The Volt was not a necessary step towards those other technologies. At best, the Volt was a parallel offshoot. At worst it was a blind alley that drew resources from other, better alternatives. The other technologies you’re talking about were either developed specifically for internal combustion cars or came out of the engineering of traditional hybrids or from other fields entirely.

Don’t get me wrong - I’m a big booster of hybrid power and electric cars in general. But you can’t force technology, trying to do so just diverts creative energy and investment.

I can remember a time about 20-30 years ago when there was a brief flare-up in the idea of driverless cars. At the time, the technological solutions being proposed involved doing things like tearing up highways and embedding wires in them that the cars could follow, because we had no better ideas. It would have been hideously expensive. It’s a good thing the government didn’t decide that the time was right to ‘invest’ in that with mandates and subsidies, or we’d have a bunch of useless wire-guided roads today and the developments that came later that are leading to actual useful driverless cars might never have happened.

Likewise, just how much damage has the push for ethanol caused, both to the environment and to the effort to find ways to use less gas in cars? How many engineers and how many billions of dollars were diverted into what looks like a failed quest for hydrogen fuel-cell powered cars after the Bush administration decided to make it a priority?

Technology advances not through directed ‘pushes’ in specific directions. It advances evolutionary like an ecosystem. ‘Breakthroughs’ happen only when the substrate of enabling technologies develops to the point where it’s possible and cost-effective, and then those breakthroughs tend to happen pretty much instantly.
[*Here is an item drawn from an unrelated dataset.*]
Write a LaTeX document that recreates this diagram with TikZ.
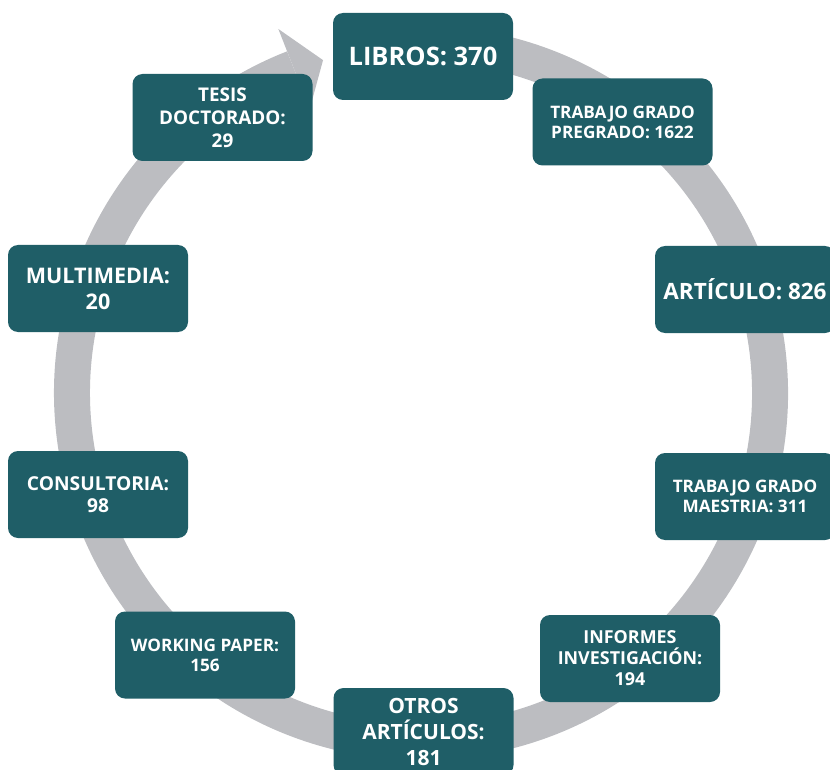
\documentclass[tikz,border=0pt]{standalone}
\usepackage{fontspec}
\setmainfont{Open Sans}
\usetikzlibrary{calc}
\definecolor{sTeal}{HTML}{1F5E67}
\definecolor{sGrey}{HTML}{BCBDC1}

\begin{document}
\begin{tikzpicture}[yscale=-1,x=1pt,y=1pt]
		\tikzstyle{BOX} = [fill=sTeal, text=white, rounded corners=10pt, minimum width=180pt, minimum height=87pt, align=center]
		\tikzstyle{small} = [BOX, font=\fontsize{17.2}{20}\selectfont\bfseries]
		\tikzstyle{tall} = [BOX, font=\fontsize{18.9}{23}\selectfont\bfseries]
		\tikzstyle{medium} = [BOX, font=\fontsize{19.2}{21.7}\selectfont\bfseries]
		\tikzstyle{multi} = [BOX, font=\fontsize{21.5}{26}\selectfont\bfseries]
		\tikzstyle{wide} = [BOX, font=\fontsize{21}{26}\selectfont\bfseries]
		\tikzstyle{large} = [BOX, font=\fontsize{25.5}{30}\selectfont\bfseries]
		\tikzstyle{ring} = [draw=sGrey, line width=36pt]

		\useasboundingbox (0,0) rectangle (830,770);

		% the cycle ring with its arrow head
		\coordinate (centre) at (421,393);
		\draw[ring] (centre) ++(-100:349) arc[start angle=-100, end angle=248.6, radius=349];
		\fill[sGrey] ($(centre)+(248.6:391)$) -- ($(centre)+(253.6:347)$) -- ($(centre)+(248.6:305)$) -- cycle;

		\node[large] (libros) at (423,56.5) {LIBROS: 370};
		\node[small] (pregrado) at (622.5,122) {TRABAJO GRADO\\PREGRADO: 1622};
		\node[wide, font=\fontsize{22.5}{26}\selectfont\bfseries] (articulo) at (745,289.5) {ARTÍCULO: 826};
		\node[small] (maestria) at (745,496.5) {TRABAJO GRADO\\MAESTRIA: 311};
		\node[small, font=\fontsize{17.9}{21}\selectfont\bfseries] (informes) at (630,658.5) {INFORMES\\INVESTIGACIÓN:\\194};
		\node[wide] (otros) at (423.5,731.5) {OTROS\\ARTÍCULOS:\\181};
		\node[small] (working) at (205,655) {WORKING PAPER:\\156};
		\node[medium] (consultoria) at (98,494.5) {CONSULTORIA:\\98};
		\node[multi] (multimedia) at (98,288.5) {MULTIMEDIA:\\20};
		\node[tall] (tesis) at (222.5,117.5) {TESIS\\DOCTORADO:\\29};
\end{tikzpicture}
\end{document}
Powered flight didn’t happen until a number of enabling technologies became available, and once they were there, powered flight was inevitable. Had the Wright Brothers decided to stay with bicycles, someone else would have been flying powered airplanes within a very few years.

That’s why some of us keep saying that government has to stay out of the business of picking winners and losers and actively directing technological research. Instead, it should ensure that the market works efficiently (even if that means taxing products that generate externalities), and helping to create a fertile environment for science in general.

Exactly right. You need look no further than the ethanol, solar and wind subsidy programs. They are all costing us a bundle and are little more than payoffs to political special interests.

Support for ethanol ain’t what it used to be (warning: HuffPo).

If you throw enough money at something, you’re bound to get some serendipitous results such as with the space program, but it’s a fallacy to use those as a primary justification for those programs. That’s just the way research works. Whenever you try to do something new you tend to stumble on other new things, some of which may end up being beneficial. But that doesn’t necessarily mean that will always happen and it definitely doesn’t mean that whatever you discover will ever come close to justifying the costs of the program in the absence of it’s success in its primary mission.